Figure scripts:
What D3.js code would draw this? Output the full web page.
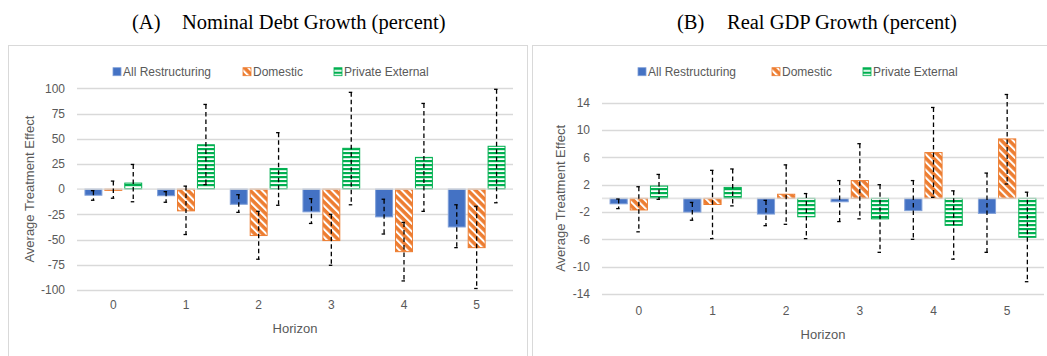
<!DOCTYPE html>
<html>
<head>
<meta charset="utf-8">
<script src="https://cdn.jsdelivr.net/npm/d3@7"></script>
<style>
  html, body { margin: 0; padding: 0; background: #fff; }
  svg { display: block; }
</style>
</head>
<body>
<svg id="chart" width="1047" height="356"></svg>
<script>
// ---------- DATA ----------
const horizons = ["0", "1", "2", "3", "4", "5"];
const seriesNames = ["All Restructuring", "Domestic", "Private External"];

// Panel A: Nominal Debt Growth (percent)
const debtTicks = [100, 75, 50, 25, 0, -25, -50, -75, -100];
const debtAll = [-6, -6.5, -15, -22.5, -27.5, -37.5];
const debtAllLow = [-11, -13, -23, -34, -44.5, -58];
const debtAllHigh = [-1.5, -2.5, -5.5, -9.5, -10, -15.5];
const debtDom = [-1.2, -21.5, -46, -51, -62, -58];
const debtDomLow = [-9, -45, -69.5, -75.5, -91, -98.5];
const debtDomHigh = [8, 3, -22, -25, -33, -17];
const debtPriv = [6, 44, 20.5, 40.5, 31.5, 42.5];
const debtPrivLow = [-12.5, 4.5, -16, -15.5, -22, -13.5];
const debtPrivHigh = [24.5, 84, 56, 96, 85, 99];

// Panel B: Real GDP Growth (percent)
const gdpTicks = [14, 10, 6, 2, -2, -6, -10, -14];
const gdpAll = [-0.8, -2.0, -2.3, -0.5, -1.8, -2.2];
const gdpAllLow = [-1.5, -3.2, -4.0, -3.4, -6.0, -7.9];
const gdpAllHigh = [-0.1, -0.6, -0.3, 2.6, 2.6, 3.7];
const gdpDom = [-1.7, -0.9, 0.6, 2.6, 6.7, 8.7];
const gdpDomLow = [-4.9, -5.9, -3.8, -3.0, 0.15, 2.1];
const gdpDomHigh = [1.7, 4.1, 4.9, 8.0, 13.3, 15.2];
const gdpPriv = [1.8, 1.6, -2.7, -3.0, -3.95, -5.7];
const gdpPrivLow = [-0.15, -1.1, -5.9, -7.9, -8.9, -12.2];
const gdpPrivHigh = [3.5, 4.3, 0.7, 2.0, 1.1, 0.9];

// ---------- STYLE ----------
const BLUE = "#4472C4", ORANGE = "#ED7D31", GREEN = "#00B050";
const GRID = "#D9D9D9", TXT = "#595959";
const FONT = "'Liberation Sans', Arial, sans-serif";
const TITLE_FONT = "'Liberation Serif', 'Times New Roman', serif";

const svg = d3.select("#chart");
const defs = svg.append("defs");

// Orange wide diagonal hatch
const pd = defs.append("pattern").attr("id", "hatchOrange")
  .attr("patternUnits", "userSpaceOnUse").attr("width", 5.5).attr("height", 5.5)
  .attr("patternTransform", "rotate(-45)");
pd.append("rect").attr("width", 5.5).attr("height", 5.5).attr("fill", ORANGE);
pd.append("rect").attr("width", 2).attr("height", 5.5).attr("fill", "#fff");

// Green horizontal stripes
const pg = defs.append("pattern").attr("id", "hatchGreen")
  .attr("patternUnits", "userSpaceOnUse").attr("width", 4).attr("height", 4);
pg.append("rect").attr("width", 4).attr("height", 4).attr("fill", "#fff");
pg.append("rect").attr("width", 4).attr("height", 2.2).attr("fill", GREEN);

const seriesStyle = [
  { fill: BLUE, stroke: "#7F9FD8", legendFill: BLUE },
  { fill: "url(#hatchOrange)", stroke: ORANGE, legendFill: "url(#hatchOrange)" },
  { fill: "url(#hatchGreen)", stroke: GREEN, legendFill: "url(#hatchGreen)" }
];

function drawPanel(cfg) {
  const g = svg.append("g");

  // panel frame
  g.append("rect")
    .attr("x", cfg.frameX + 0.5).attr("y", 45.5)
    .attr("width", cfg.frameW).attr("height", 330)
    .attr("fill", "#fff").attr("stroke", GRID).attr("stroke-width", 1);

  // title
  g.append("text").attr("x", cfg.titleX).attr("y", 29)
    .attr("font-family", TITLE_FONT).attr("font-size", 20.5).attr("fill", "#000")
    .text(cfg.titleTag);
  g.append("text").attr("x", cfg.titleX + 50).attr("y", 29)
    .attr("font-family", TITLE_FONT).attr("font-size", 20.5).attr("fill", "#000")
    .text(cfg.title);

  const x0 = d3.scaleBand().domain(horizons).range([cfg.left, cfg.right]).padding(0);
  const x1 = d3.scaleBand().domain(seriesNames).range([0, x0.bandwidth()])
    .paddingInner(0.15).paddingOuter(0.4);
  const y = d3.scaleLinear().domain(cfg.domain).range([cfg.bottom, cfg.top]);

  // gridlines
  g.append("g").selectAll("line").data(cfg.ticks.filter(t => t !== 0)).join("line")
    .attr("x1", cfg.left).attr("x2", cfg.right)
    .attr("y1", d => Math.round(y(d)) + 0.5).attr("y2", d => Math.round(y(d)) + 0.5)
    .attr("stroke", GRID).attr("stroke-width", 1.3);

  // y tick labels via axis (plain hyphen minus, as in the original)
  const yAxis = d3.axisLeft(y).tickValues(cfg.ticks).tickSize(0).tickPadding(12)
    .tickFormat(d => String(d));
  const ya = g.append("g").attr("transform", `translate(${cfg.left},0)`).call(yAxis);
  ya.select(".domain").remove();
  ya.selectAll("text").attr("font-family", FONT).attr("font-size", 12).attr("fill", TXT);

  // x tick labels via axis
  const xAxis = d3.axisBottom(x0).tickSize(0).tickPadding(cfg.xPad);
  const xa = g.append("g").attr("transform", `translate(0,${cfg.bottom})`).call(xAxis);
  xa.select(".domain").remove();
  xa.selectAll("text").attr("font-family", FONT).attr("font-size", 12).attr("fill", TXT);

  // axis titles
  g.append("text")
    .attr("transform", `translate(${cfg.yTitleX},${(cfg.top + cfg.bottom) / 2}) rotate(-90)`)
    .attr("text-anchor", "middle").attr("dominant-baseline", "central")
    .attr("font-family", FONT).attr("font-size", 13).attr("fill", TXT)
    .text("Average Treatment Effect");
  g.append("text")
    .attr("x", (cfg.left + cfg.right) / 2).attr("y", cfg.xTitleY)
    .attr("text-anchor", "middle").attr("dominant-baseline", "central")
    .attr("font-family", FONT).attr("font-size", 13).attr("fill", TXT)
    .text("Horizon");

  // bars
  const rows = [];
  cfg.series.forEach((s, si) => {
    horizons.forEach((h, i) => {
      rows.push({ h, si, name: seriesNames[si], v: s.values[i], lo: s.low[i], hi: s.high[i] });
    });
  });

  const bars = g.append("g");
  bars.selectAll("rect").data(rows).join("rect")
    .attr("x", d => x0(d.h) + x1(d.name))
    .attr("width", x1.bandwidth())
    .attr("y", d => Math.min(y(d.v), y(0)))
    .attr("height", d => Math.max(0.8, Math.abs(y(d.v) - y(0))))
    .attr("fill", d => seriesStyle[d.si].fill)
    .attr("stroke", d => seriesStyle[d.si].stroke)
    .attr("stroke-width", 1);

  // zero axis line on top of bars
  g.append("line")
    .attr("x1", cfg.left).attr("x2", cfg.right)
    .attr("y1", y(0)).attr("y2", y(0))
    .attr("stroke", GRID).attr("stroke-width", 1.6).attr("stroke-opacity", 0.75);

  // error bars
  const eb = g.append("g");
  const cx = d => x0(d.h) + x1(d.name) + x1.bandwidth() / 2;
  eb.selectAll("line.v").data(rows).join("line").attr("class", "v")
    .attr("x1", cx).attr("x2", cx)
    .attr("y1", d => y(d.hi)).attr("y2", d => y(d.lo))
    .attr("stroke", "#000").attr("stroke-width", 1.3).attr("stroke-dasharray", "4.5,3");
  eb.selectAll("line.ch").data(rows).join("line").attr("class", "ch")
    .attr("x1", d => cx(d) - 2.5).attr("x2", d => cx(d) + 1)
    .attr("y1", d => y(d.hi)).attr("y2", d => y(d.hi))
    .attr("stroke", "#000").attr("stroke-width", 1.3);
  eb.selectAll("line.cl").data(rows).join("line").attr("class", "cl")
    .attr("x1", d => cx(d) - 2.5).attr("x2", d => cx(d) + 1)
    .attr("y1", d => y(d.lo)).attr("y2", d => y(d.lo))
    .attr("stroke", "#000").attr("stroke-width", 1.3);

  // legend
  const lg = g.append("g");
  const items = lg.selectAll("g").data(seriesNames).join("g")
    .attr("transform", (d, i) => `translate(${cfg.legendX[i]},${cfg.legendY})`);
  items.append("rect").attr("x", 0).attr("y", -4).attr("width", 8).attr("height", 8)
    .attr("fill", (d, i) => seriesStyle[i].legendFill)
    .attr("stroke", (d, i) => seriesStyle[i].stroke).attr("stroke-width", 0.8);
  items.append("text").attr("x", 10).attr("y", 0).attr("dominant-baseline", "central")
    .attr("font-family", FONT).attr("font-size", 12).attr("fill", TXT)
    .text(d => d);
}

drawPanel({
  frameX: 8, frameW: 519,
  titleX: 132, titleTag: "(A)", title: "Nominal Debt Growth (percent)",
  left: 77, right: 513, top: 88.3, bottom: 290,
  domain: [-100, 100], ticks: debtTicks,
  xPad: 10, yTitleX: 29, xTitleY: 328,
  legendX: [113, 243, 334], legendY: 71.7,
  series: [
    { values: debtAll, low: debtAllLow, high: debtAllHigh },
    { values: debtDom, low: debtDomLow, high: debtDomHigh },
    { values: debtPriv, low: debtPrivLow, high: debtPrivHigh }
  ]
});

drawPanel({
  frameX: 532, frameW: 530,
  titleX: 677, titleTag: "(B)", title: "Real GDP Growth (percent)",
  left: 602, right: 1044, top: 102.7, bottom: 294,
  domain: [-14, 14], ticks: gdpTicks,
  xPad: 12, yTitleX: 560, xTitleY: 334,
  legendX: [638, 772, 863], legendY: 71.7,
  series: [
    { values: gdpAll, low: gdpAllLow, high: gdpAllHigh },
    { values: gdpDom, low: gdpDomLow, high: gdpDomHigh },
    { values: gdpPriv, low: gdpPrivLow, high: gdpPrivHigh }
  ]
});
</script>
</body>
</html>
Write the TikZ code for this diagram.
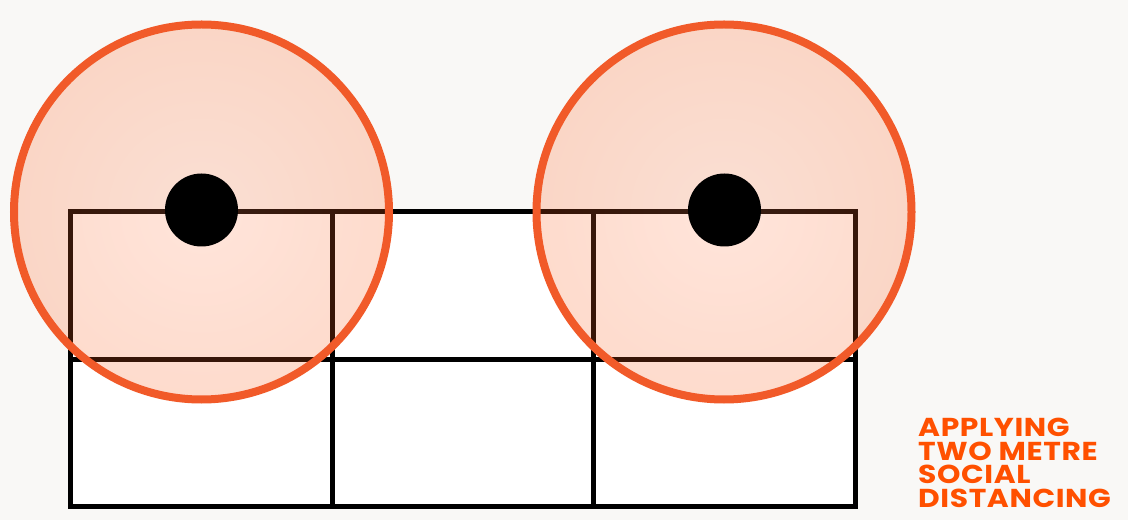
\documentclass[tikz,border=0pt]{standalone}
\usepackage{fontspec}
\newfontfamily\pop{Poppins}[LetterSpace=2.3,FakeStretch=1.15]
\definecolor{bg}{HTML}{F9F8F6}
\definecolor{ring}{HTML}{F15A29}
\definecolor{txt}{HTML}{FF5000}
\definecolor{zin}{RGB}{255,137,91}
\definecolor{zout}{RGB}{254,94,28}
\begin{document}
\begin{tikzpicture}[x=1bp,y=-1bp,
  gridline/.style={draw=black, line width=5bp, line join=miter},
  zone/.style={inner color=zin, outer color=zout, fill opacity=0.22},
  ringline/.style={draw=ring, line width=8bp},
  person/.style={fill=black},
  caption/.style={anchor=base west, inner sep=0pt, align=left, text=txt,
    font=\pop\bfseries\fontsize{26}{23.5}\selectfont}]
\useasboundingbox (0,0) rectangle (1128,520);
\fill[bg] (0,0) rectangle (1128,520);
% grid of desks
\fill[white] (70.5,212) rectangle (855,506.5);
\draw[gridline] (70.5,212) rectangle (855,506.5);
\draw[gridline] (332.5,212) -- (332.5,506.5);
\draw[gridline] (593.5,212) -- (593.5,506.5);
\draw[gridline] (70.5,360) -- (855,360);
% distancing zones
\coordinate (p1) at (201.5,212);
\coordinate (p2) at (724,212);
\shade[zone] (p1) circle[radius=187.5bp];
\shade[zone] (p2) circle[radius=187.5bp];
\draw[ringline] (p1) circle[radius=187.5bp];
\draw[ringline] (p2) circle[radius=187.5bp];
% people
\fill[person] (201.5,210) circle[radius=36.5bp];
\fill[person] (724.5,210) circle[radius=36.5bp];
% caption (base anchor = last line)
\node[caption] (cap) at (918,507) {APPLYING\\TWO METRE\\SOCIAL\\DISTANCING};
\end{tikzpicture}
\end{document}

Goal
Count how many lines above contain the word "this". Reply with the number alone.

Finished task
2